Diary Entries

You can read more about David's remodel experience and learn valuable knowledge about green building standards, materials and best practices in his book Green Remodeling.

One Person's Trash is Another's Treasure

The roof of the garage was deconstructed and donated to a non-profit reseller. One of the challenges I set out for myself was to keep the waste from deconstruction and the addition to a minimum. I have served on the board of directors for a local non-profit organization, The Center for Resource Conservation, for several years. In 1995, the group founded a business called ReSource 2000 (now called ReSource Yard) to see used building materials. Builders and remodelers donate these building products from deconstructed buildings or leftover materials. Sometimes when a window order is messed up and the windows are returned, the window supplier donates them to ReSource Yard. I have supported the business and helped it grow to a nearly $500,000 per year enterprise. The combination of being on the board and keeping my trash out of landfills inspired me to deconstruct whatever building materials I could for reuse. The roof was the beginning.

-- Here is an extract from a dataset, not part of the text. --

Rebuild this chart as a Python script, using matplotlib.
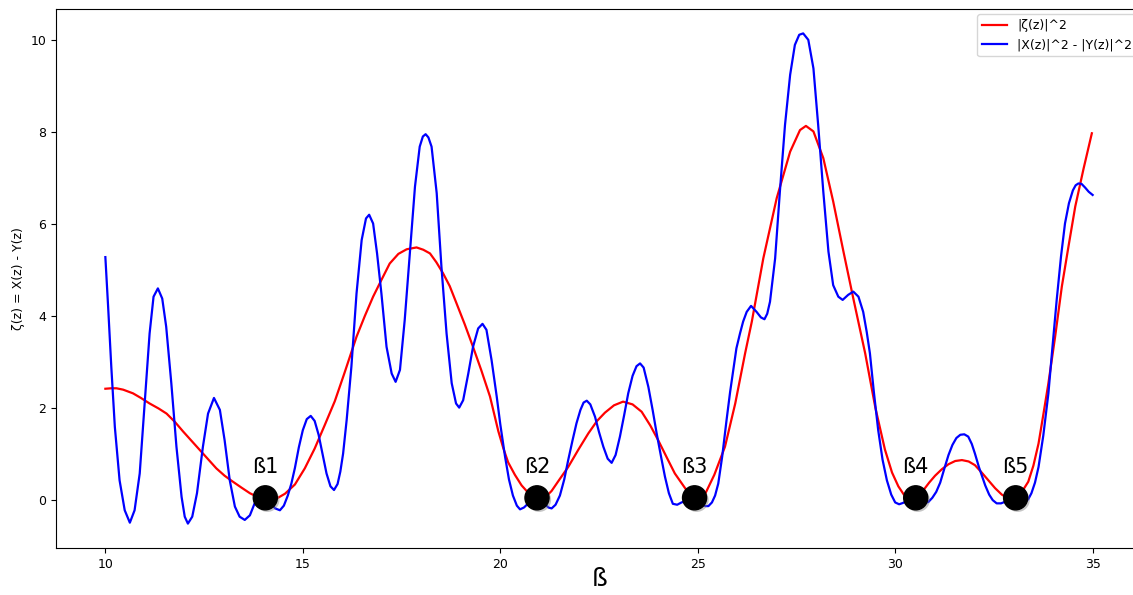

January 1, 2003 - Reducing

We rent a U-haul to empty out the garage in preparation for building. We recycle some of the stuff accumulated over two lifetimes stacked in the garage and put the rest in storage. It feels great to lighten the load — a symbolic beginning to getting rid of the old to make space for the new.

January 2, 2003- Reusing

The 30-year-old siding is T-111 cedar plywood and the roof is cedar shakes — tinder waiting for a match. They reflect an architectural style of the '70s that today are a liability due to the high likelihood of fire in the mountains. Each fall I am grateful to have made it through another dry summer. So, as the roof of the garage is taken apart piece by piece to make way for the second floor we save the shingles as tinder for the wood stove in the winter. The least I can do is use the wood for its best purpose at the late stage of its life.

We deconstruct the plywood for roof sheathing in a similar fashion and resell it at ReSource 2000 (a recycled building materials outlet) since it's still in great shape. (One forgets that 30 years ago they made plywood from big enough tress that there were almost no knots on the faces of the structural grade plywood. Today there are "footballs" — cutouts where the knots use to be — all over the faces of plywood.) We then remove the trusses one at a time and load them onto the truck. By the end of the day we are down to concrete walls and one wood frame wall. It is like the garage got a crewcut and is ready for boot camp.